Wikipedia is however a balance and counterbalance system such that, if we add disruptive information, there is an opportunity to correct the imbalance..albeit potentially slowly. Too many people take Wikipedia on face value as fact, when it is closer to a Truth than to a Fact in many cases. What happens when people start to take Google Search’s AI Overviews as Fact, rather than as a Truth? Individuals are not so freely able to provide feedback input as they are for Wikipedia and if they do, can it be trusted?
Let’s say that a human makes a website, YouTube or TikTok video with information that was guided by Generative AI content, which then is re-ingested by the AI model. Over time this then adds reinforced incorrect information into the AI model which then further provides incorrect responses for still others to potentially believe.
This pattern is no different to existing Human conditions, sometimes referred to as Urban Legends, or more traditionally the term used was folklore.

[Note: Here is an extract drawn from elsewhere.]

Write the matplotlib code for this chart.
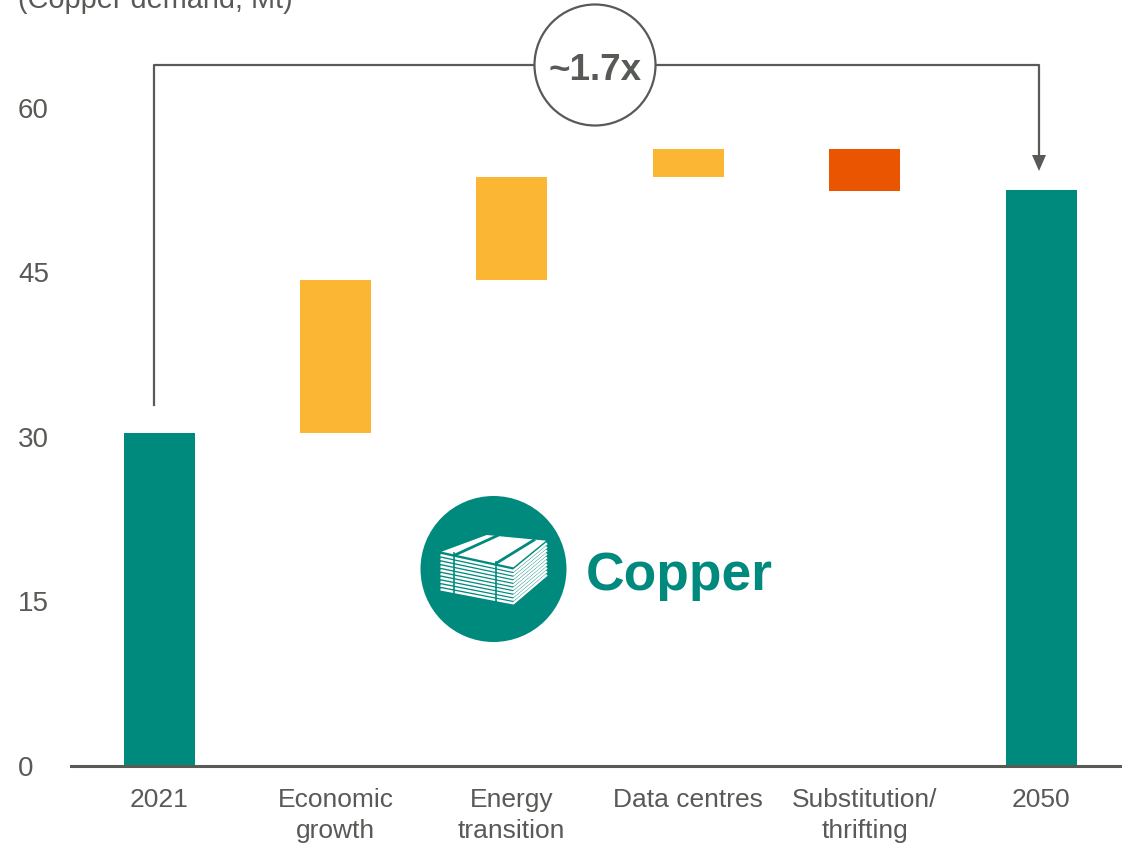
import matplotlib
matplotlib.use("Agg")
import matplotlib.pyplot as plt
from matplotlib.patches import Circle, Polygon
from matplotlib.transforms import Affine2D

W, H = 1122, 845
categories = ["2021", "Economic\ngrowth", "Energy\ntransition", "Data centres", "Substitution/\nthrifting", "2050"]
bar_bottoms = [0, 30.4, 44.3, 53.7, 52.4, 0]
bar_tops = [30.4, 44.3, 53.7, 56.2, 56.2, 52.5]
yticks = [0, 15, 30, 45, 60]
title = "(Copper demand, Mt)"
multiple = "~1.7x"
TEAL, AMBER, ORANGE, GREY = "#008A7E", "#FBB634", "#E95500", "#575A55"
colors = [TEAL, AMBER, AMBER, AMBER, ORANGE, TEAL]

plt.rcParams["font.family"] = ["Liberation Sans", "DejaVu Sans"]
fig = plt.figure(figsize=(W / 100, H / 100), dpi=100)
AX0 = 767
ax = fig.add_axes([71 / W, (H - AX0) / H, (W - 71) / W, AX0 / H])
ax.set_xlim((71 - 159) / 176.4, (W - 159) / 176.4)
ax.set_ylim(0, AX0 / 10.97)
ax.bar(range(6), [t - b for t, b in zip(bar_tops, bar_bottoms)], bottom=bar_bottoms,
       width=71 / 176.4, color=colors, linewidth=0)

for s in ("top", "right", "left"):
    ax.spines[s].set_visible(False)
ax.spines["bottom"].set_color(GREY)
ax.spines["bottom"].set_linewidth(2.2)
ax.set_xticks(range(6), categories, linespacing=1.36)
ax.set_yticks(yticks, [])
ax.tick_params(axis="both", length=0, labelsize=19, labelcolor=GREY)
ax.tick_params(axis="x", pad=15)

# pixel coordinates (origin top-left) for annotation graphics
px = Affine2D().scale(1, -1).translate(0, H)
fig.text(18, 8, title, transform=px, fontsize=20.8, color=GREY, va="baseline", ha="left")
for v in yticks:
    fig.text(18, AX0 - v * 10.97 - 1, str(v), transform=px, fontsize=20, color=GREY,
             va="center_baseline", ha="left")

# bracket and arrow
fig.add_artist(plt.Line2D([154, 154, 1039, 1039], [406, 65.5, 65.5, 158], transform=px, color=GREY, lw=1.6))
fig.add_artist(Polygon([[1032, 156], [1046, 156], [1039, 172]], transform=px, color=GREY, lw=0))
fig.add_artist(Circle((595, 66), 60.5, transform=px, facecolor="white", edgecolor=GREY, lw=1.6, zorder=3))
fig.text(595, 71, multiple, transform=px, fontsize=26.5, fontweight="bold", color=GREY,
         ha="center", va="center", zorder=4)

# copper icon
fig.add_artist(Circle((493.5, 570), 73, transform=px, facecolor=TEAL, edgecolor="none"))

def z(x, y):
    return (400 + x / 3, 480 + y / 3)

fig.add_artist(Polygon([z(125, 218), z(260, 168), z(438, 185), z(340, 265)], transform=px,
                       facecolor="white", edgecolor="none", zorder=3))
for a, b in [((165, 228), (292, 170)), ((290, 252), (402, 183))]:
    fig.add_artist(plt.Line2D(*zip(z(*a), z(*b)), transform=px, color=TEAL, lw=2.0, zorder=4))
for k in range(10):
    d = 11.4 * k + 11
    fig.add_artist(plt.Line2D(*zip(z(125, 218 + d), z(340, 265 + d * 0.95), z(438, 185 + d * 0.92)),
                              transform=px, color="white", lw=1.7, zorder=3))
for x, y0, y1 in [(162, 222, 350), (287, 250, 368)]:
    fig.add_artist(plt.Line2D(*zip(z(x, y0), z(x, y1)), transform=px, color=TEAL, lw=1.2, zorder=4))

fig.text(586, 576, "Copper", transform=px, fontsize=38.4, fontweight="bold", color=TEAL,
         ha="left", va="center")

fig.savefig("out.png", dpi=100)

Before the internet, small groups of people could believe a Truth without external validation. This is as true today as it was thousands of years ago. Even for insular online communities, this is still prevalent today. This is in many ways, nothing new.
We have turned to the Internet and technology to create a body of knowledge that is unsurpassed in all of human history for people to turn to, for answers to questions ranging from the trivial to the life-threatening. However with AI now able to amplify factually incorrect information at a more rapid pace than ever before and many people seemingly willing to believe what it says, will these tools just become the ultimate Random, Unintentional Gas-Lighting mechanism for factually incorrect information in our history?
There is so much buzz surrounding the use of ML in this way and yet no matter how I look at it, I can’t see how this is a solvable problem. On an individual level it will come back to trust, and it’s hard to look into a future where people simply start trusting, blindly, what the ML spits out.
Perhaps we should return to word of mouth? Return to trusting professionals that have studied and practiced for decades in fields of construction, telecommunications, plumbing, electrical wiring, laying bricks, making pizza even, and anything else for that matter, rather than asking a search engine or watching a YouTube video looking for a quick and easy answer to a question.
Maybe it’s better to return to reading up on materials from multiple sources, books, papers, talking to people and making up our own minds rather than leaning on automated systems to do the thinking for us in hope of saving a few minutes. There is no substitute for taking the time, making the effort, educating yourself and thinking it through. There never will be either.
Some decisions you need to seek the right answers and to ask the right people, and stop pretending the internet can give you the right answer for everything, every time. It can’t now, it never could, and it never will.
Treat AI responses the same way you treat a door to door salesperson: with a large dose of skepticism and some weary caution.
There are many applications where AI/ML can be beneficial to humankind. This though, just isn’t one of them.